18 - Are you surprised today by all the attention that your cameo as Pigboy has attracted over the years?
Yes, actually I’m very surprised. With the internet, it’s possible to find just about anyone out there. I never would have thought that an obscure character who appears in a movie for literally three seconds would cause people to be knocking on my Facebook door. It’s funny, but I enjoy it. At the Wizard World Chicago booth a few years ago, I introduced myself to the folks at the He-Man.org booth, and all of a sudden people wanted to take their pictures with me. It was pretty bizarre, but kind of neat at the same time. I’m still a fan of MOTU, and I’ve enjoyed watching as Mattel tries to recreate the line for a new generation. I thought the new cartoon series was brilliantly animated and told an amazing story, and I’m really disappointed that it didn’t take off.
19 - With the successful relaunch of the new “Masters of the Universe: Classics” toyline, do you think it’s time that Mattel finally released an action figure of Pigboy?

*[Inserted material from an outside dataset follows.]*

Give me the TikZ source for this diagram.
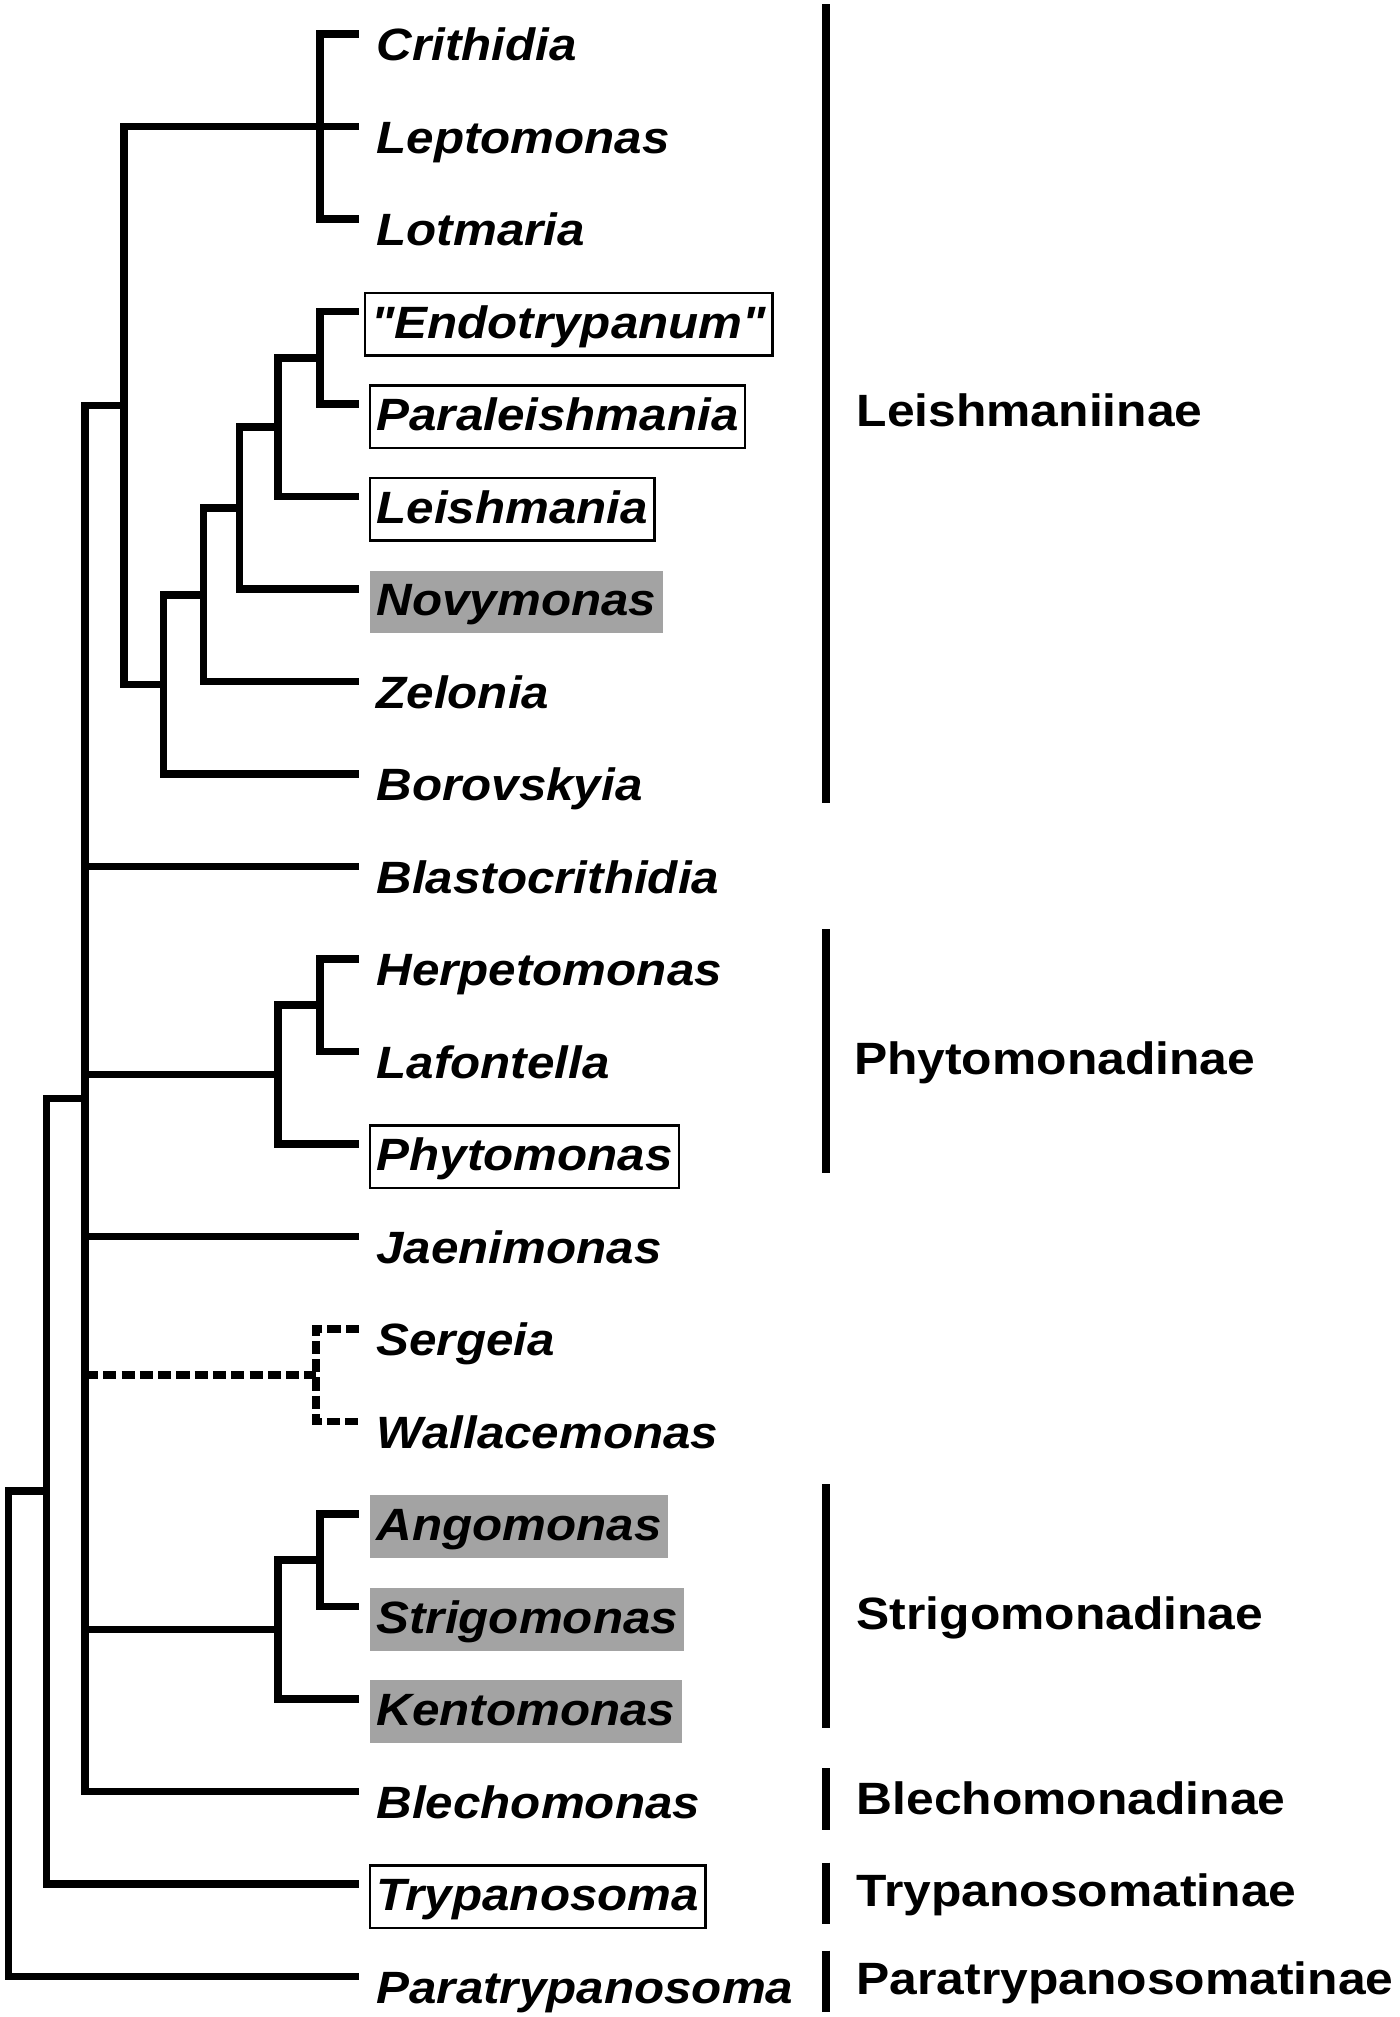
\documentclass[tikz,border=0pt]{standalone}
\usepackage{fontspec}
\setmainfont{Liberation Sans}
\newfontfamily\taxonfont{Liberation Sans}[FakeStretch=1.09]
\newfontfamily\subfamfont{Liberation Sans}[FakeStretch=1.10]
\definecolor{shade}{HTML}{A3A3A3}
\tikzset{
  branch/.style={line width=4.2pt},
  uncertain/.style={line width=4.2pt,dash pattern=on 7.3pt off 2.8pt},
  taxon/.style={anchor=base west,inner xsep=3.5pt,inner ysep=4pt,outer sep=0pt,
    text height=21pt,text depth=5.6pt,xshift=6.2pt,yshift=-14.8pt,
    font=\taxonfont\bfseries\itshape\fontsize{25}{30}\selectfont},
  boxed/.style={draw,line width=1.3pt},
  shaded/.style={fill=shade},
  subfam/.style={anchor=base west,inner sep=0pt,yshift=-12.5pt,
    font=\subfamfont\bfseries\fontsize{25}{30}\selectfont},
  subfambar/.style={line width=4.5pt}
}

\begin{document}
\begin{tikzpicture}[x=0.025cm,y=-1.7955cm]
			\useasboundingbox (0,-0.3676) rectangle (1087,21.4386);

			% leaf tips
			\coordinate (crith_tip) at (278.8,0);
			\coordinate (lept_tip) at (278.8,1);
			\coordinate (lotm_tip) at (278.8,2);
			\coordinate (endo_tip) at (278.8,3);
			\coordinate (paral_tip) at (278.8,4);
			\coordinate (leish_tip) at (278.8,5);
			\coordinate (novy_tip) at (278.8,6);
			\coordinate (zel_tip) at (278.8,7);
			\coordinate (boro_tip) at (278.8,8);
			\coordinate (blasto_tip) at (278.8,9);
			\coordinate (herp_tip) at (278.8,10);
			\coordinate (laf_tip) at (278.8,11);
			\coordinate (phyto_tip) at (278.8,12);
			\coordinate (jaen_tip) at (278.8,13);
			\coordinate (serg_tip) at (278.8,14);
			\coordinate (wall_tip) at (278.8,15);
			\coordinate (ango_tip) at (278.8,16);
			\coordinate (strig_tip) at (278.8,17);
			\coordinate (kento_tip) at (278.8,18);
			\coordinate (blech_tip) at (278.8,19);
			\coordinate (tryp_tip) at (278.8,20);
			\coordinate (paratr_tip) at (278.8,21);

			% inner nodes
			\coordinate (n_crith) at (248.5,1);
			\coordinate (n_endo) at (248.5,3.5);
			\coordinate (n_leish) at (216,4.25);
			\coordinate (n_novy) at (186,5.125);
			\coordinate (n_zel) at (158,6.0625);
			\coordinate (n_boro) at (127,7.03125);
			\coordinate (n_leishinae) at (96.3,4.015625);
			\coordinate (n_herp) at (248.5,10.5);
			\coordinate (n_phyto) at (216,11.25);
			\coordinate (n_serg) at (245.4,14.5);
			\coordinate (n_ango) at (248.5,16.5);
			\coordinate (n_strigo) at (216,17.25);
			\coordinate (n_core) at (66,11.5078);
			\coordinate (n_tryp) at (36.2,15.7539);
			\coordinate (n_root) at (6.5,18.377);

			% taxa
			\node[taxon] (crith) at (crith_tip) {Crithidia};
			\node[taxon] (lept) at (lept_tip) {Leptomonas};
			\node[taxon] (lotm) at (lotm_tip) {Lotmaria};
			\node[taxon,boxed,xshift=-3pt] (endo) at (endo_tip) {"Endotrypanum"};
			\node[taxon,boxed] (paral) at (paral_tip) {Paraleishmania};
			\node[taxon,boxed] (leish) at (leish_tip) {Leishmania};
			\node[taxon,shaded] (novy) at (novy_tip) {Novymonas};
			\node[taxon] (zel) at (zel_tip) {Zelonia};
			\node[taxon] (boro) at (boro_tip) {Borovskyia};
			\node[taxon] (blasto) at (blasto_tip) {Blastocrithidia};
			\node[taxon] (herp) at (herp_tip) {Herpetomonas};
			\node[taxon] (laf) at (laf_tip) {Lafontella};
			\node[taxon,boxed] (phyto) at (phyto_tip) {Phytomonas};
			\node[taxon] (jaen) at (jaen_tip) {Jaenimonas};
			\node[taxon] (serg) at (serg_tip) {Sergeia};
			\node[taxon] (wall) at (wall_tip) {Wallacemonas};
			\node[taxon,shaded] (ango) at (ango_tip) {Angomonas};
			\node[taxon,shaded] (strig) at (strig_tip) {Strigomonas};
			\node[taxon,shaded] (kento) at (kento_tip) {Kentomonas};
			\node[taxon] (blech) at (blech_tip) {Blechomonas};
			\node[taxon,boxed] (tryp) at (tryp_tip) {Trypanosoma};
			\node[taxon] (paratr) at (paratr_tip) {Paratrypanosoma};

			% branches
			\draw[branch] (crith_tip) -| (n_crith) |- (lotm_tip);
			\draw[branch] (lept_tip) -| (n_leishinae) |- (n_boro);
			\draw[branch] (endo_tip) -| (n_endo) |- (paral_tip);
			\draw[branch] (n_endo) -| (n_leish) |- (leish_tip);
			\draw[branch] (n_leish) -| (n_novy) |- (novy_tip);
			\draw[branch] (n_novy) -| (n_zel) |- (zel_tip);
			\draw[branch] (n_zel) -| (n_boro) |- (boro_tip);
			\draw[branch] (n_leishinae) -| (n_core) |- (blech_tip);
			\draw[branch] (n_core |- blasto_tip) -- (blasto_tip);
			\draw[branch] (herp_tip) -| (n_herp) |- (laf_tip);
			\draw[branch] (n_herp) -| (n_phyto) |- (phyto_tip);
			\draw[branch] (n_core |- n_phyto) -- (n_phyto);
			\draw[branch] (n_core |- jaen_tip) -- (jaen_tip);
			\draw[uncertain] (serg_tip) -| (n_serg) |- (wall_tip);
			\draw[uncertain] (n_core |- n_serg) -- (n_serg);
			\draw[branch] (ango_tip) -| (n_ango) |- (strig_tip);
			\draw[branch] (n_ango) -| (n_strigo) |- (kento_tip);
			\draw[branch] (n_core |- n_strigo) -- (n_strigo);
			\draw[branch] (n_core) -| (n_tryp) |- (tryp_tip);
			\draw[branch] (n_tryp) -| (n_root) |- (paratr_tip);

			% subfamilies
			\draw[subfambar] (641.7,-0.32) -- (641.7,8.313);
			\draw[subfambar] (641.7,9.68) -- (641.7,12.313);
			\draw[subfambar] (641.7,15.68) -- (641.7,18.313);
			\draw[subfambar] (641.7,18.75) -- (641.7,19.418);
			\draw[subfambar] (641.7,19.77) -- (641.7,20.43);
			\draw[subfambar] (641.7,20.722) -- (641.7,21.38);
			\node[subfam] (leishmaniinae) at (665,4) {Leishmaniinae};
			\node[subfam] (phytomonadinae) at (663,11) {Phytomonadinae};
			\node[subfam] (strigomonadinae) at (665,17) {Strigomonadinae};
			\node[subfam] (blechomonadinae) at (665,19) {Blechomonadinae};
			\node[subfam] (trypanosomatinae) at (665,20) {Trypanosomatinae};
			\node[subfam,yshift=2.3pt] (paratrypanosomatinae) at (665,21) {Paratrypanosomatinae};
		\end{tikzpicture}
\end{document}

That would be amazing! MOTU is so unique in that so many collectors, now in their twenties and thirties, who were fans of the cartoon and the toyline are still fans today. The Classics line, more for the adult collector, is perfect for those of us who still feel passionately about the toys we grew up with. Watching the old cartoons now available on DVD, reading the comic books, and collecting the high-end statues and mini busts has been my favorite way of staying in touch with the kid in me.
20 - If asked by the powers that be, would you ever work on another MOTU project again?
Absolutely! As someone who was there in the early 80’s for the launch of the first toyline, and who has stuck by the brand for 30 years or so, I would love to put my two cents worth into a project.
A VERY big thank you to Richard for his kindness, and for taking the time to answer questions for the fans!